Eisen v. Carlisle & Jacquelin

417 U.S. 156 (1974)

Facts

Eisen (P) filed a class action suit against D on May 2, 1966, on behalf of P and other odd-lot traders on the NYSE. P charged D with violations of antitrust and securities law. Subsequently, the class was limited to those who traded in odd lots from May 1, 1962, to June 30, 1966. P charged that D had monopolized odd lot trading and set the differential at an excessive level in violation of the Sherman Act. P's individual stake in this litigation is a damage award of only $70. A number of cases and a protracted series of litigations resulted in three different cases and appeals. The case was finally granted certiorari after eight years of litigation with essentially no trial on the merits. 


Eisen I: The suit was dismissed, and P appealed; the denial of a class action status is appealable as a final order under ¤1291.
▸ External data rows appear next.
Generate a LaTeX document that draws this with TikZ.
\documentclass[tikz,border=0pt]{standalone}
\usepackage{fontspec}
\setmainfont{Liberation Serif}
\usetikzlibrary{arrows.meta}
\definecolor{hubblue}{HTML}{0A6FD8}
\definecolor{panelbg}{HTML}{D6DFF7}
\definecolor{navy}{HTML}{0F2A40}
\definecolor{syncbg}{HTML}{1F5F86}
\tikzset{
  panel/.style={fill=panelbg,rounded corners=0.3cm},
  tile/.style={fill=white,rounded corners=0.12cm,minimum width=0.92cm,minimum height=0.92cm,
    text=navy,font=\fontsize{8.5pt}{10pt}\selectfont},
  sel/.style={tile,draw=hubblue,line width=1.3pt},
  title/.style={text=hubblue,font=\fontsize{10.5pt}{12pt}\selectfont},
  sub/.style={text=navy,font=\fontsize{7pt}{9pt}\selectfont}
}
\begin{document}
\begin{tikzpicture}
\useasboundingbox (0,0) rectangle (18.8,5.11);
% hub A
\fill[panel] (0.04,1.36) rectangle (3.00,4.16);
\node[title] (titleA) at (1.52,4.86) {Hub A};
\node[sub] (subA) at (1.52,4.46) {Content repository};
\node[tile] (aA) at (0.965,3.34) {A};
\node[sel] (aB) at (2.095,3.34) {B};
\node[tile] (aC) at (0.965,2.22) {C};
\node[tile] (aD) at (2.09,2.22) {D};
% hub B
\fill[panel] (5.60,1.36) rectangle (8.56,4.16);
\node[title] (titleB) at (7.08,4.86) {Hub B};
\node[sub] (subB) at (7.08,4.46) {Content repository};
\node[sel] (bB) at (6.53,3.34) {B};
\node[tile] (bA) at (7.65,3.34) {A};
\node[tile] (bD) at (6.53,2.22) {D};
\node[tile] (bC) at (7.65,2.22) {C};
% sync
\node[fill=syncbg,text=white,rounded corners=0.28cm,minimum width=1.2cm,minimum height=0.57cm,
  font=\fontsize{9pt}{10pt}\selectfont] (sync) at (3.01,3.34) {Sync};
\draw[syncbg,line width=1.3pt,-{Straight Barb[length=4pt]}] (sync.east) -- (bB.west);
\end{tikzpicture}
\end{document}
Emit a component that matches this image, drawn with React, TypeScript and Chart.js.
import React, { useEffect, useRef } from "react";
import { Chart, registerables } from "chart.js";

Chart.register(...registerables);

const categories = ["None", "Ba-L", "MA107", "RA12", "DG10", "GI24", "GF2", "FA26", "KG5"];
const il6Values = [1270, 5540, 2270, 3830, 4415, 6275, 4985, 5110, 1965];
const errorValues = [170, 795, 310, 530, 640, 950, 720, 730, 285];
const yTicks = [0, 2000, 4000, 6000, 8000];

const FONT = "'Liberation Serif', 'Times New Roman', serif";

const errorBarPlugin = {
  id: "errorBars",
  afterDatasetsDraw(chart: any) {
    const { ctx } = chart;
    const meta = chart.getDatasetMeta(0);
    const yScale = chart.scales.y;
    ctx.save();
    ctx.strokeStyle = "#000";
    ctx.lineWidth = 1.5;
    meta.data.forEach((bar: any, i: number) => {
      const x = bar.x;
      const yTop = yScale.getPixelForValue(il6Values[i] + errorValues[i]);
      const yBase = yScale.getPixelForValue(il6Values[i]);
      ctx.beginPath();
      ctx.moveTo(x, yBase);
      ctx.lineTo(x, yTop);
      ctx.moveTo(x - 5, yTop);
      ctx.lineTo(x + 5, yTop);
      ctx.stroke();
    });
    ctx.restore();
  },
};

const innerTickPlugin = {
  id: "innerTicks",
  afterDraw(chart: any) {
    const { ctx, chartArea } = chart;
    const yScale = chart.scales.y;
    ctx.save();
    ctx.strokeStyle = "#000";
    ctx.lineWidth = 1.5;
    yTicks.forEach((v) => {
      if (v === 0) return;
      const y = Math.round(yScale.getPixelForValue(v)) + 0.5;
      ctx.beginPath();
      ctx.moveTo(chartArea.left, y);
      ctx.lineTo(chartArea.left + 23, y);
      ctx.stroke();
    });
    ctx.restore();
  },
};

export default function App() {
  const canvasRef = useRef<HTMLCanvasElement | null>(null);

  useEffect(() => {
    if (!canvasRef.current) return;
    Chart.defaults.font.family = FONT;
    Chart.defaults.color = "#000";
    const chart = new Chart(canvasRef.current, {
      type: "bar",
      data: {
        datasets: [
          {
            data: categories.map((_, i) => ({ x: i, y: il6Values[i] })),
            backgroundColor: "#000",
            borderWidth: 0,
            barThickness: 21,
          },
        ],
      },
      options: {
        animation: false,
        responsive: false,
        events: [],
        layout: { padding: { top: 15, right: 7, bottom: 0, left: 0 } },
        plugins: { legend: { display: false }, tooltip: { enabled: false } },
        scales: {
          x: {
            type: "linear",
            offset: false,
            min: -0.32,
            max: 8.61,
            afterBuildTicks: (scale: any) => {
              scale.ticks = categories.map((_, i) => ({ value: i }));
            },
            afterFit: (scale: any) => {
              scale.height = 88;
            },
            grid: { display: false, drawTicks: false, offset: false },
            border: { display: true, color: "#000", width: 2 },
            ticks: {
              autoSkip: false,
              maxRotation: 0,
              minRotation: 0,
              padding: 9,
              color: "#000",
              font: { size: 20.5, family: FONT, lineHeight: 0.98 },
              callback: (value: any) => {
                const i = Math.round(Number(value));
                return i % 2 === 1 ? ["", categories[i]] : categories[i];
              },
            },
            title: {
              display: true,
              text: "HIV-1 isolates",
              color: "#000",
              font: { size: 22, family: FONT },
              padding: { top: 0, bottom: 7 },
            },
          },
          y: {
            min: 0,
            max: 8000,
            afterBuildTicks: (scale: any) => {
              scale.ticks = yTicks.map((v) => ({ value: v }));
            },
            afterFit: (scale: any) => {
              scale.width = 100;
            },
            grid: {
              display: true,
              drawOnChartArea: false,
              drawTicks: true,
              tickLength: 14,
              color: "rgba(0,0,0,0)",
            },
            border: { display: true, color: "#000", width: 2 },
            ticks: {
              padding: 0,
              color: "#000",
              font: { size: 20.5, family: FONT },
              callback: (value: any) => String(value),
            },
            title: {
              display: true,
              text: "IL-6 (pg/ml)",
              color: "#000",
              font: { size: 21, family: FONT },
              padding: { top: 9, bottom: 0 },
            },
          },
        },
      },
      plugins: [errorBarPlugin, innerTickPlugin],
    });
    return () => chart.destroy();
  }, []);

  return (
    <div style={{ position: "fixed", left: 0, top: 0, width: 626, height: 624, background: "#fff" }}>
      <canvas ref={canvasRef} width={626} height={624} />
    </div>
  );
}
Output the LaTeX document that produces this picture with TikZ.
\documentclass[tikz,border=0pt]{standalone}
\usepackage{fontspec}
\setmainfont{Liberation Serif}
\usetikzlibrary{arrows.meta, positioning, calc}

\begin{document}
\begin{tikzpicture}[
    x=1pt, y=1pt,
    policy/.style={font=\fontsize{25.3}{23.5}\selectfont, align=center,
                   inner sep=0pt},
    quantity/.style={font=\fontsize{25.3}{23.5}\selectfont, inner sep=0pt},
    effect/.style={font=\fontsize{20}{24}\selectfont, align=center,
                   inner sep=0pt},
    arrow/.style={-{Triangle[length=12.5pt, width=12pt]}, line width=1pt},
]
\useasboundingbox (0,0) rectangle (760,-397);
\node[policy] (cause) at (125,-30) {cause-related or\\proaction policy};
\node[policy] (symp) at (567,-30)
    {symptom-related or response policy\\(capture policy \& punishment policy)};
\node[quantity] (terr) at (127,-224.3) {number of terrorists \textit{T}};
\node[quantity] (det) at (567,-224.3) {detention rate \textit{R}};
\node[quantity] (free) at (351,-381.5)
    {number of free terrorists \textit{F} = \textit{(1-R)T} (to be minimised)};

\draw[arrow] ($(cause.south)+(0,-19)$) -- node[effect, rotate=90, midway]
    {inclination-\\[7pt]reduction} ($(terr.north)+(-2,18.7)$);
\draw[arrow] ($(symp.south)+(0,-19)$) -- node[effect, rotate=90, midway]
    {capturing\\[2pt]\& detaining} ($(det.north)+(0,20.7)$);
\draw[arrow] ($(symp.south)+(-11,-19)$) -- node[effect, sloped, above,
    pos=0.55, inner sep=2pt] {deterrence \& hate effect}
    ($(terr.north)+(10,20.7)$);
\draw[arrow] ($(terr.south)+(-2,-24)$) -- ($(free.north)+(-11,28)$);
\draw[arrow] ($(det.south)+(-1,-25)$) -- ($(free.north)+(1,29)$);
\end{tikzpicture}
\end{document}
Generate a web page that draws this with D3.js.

Eisen II: The court of appeals reversed the dismissal of this phase of the litigation; the only potential barrier to maintenance of this class action was the difficulties likely to be encountered in the management of the class. This issue centered around the distribution of any ultimate recovery to the class. The most formidable issue was notice to all the members of the class. P argued that publication notice was sufficient, but D wanted mailed notice. This issue was not decided and remanded for an evidentiary hearing on notice, manageability, adequacy of representation, and any other matter the district court would consider pertinent. 

Eisen III: After the evidentiary hearing, the district court allowed the suit to proceed as a class action. The court addressed the issue of sharing in the eventual judgment if any and determined that the recovery would be to a future odd-lot traders because of the prohibitively high cost of computing and awarding multitudinous small damages claims on an individual basis. The notice issue was addressed for the notice of six million class members with two million identified, and the cost of mail notice would be $225,000 and the expense of publication notice to the other four million unidentified members. The court determined that P could use mail notice to firms, commercial banks, trust departments, notice to 2,000 identifiable class members with 10 or more transactions, and notice to 5000 members selected at random and publication in the Wall Street Journal and other newspapers in California and New York; costing $21,720. The court decided to impose 90% of the cost of notice on D if P could show a strong likelihood of success on the merits. The court of appeals opposed the partial notice and that the cost of notice must fall upon P, and rejected the fluid recovery approach and ordered the suit dismissed.